At 4 a.m., as the Coney Island-bound N train rumbles into Brooklyn, the Mexicans and the Chinese of Sunset Park are asleep with their chins tucked into their collars. At the Atlantic-Pacific station, a track worker, a black man about 50 years old, gets on carrying what appears to be a bag of rocks. He shrugs his shoulder at the only person on the train who is awake. He sits down, tips his hard-hat down low over his eyes and goes to sleep. He goes to sleep not knowing if Friday will be take-back day. The day of no fuckin’ give backs. No way, not one. Too many guys fought too many fuckin’ years to let something like that happen. It’s dark, it’s loud, it’s dangerous and this job can break a man’s back, because it’s cold sometimes. You see how cold it is? That’s why this for everybody. ‘Cause everybody got somebody. They aunt, they brother, they sister, they uncle. Somebody. People scared. Fuck it. The next generation is right here.

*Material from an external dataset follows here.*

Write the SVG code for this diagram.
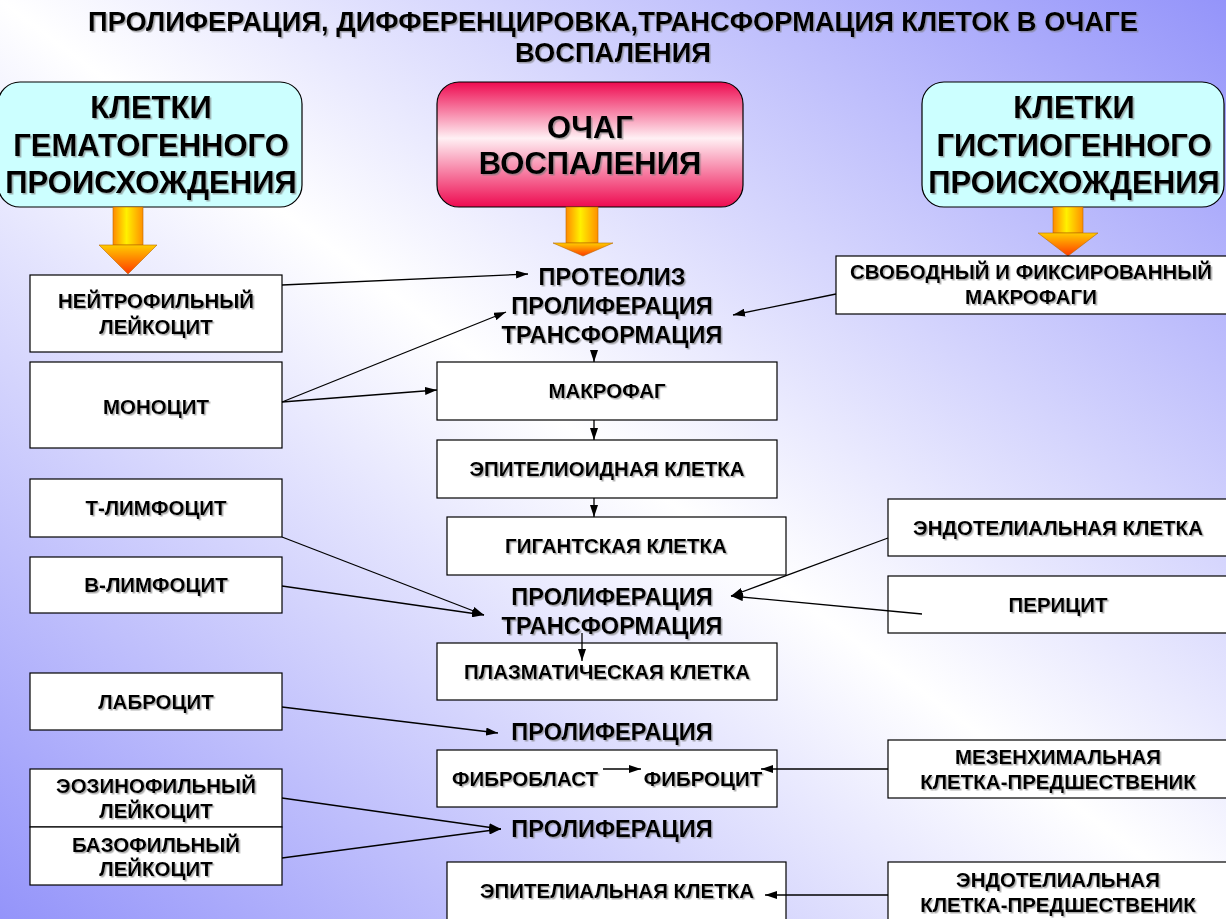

That’s our sons and daughters, and we can’t sell them out. It’s the difference between backwards and forwards. You got rent goin’ up everyday. High school kids cursin’ at you, crackheads spittin’ at you. The Incredible Hulk is gettin’ tired, and a Budweiser and a Jameson costs $18. The MTA wants guys out in the street with cardboard boxes and coffee cups jinglin’ change around, and you got rats the size of motherfuckin’ raccoons down in those tracks. It is 4 a.m. and everyone is asleep on the N train to Coney Island. Sleeping in fear of the day of no people, just computas. Wondering if they will wake up to find out that Roger stood and said the word to shut it down. Wondering if they will wake up to hear that everyone should put away their wish-list, because it is cold in New York City, and Santa Claus is on strike this Christmas.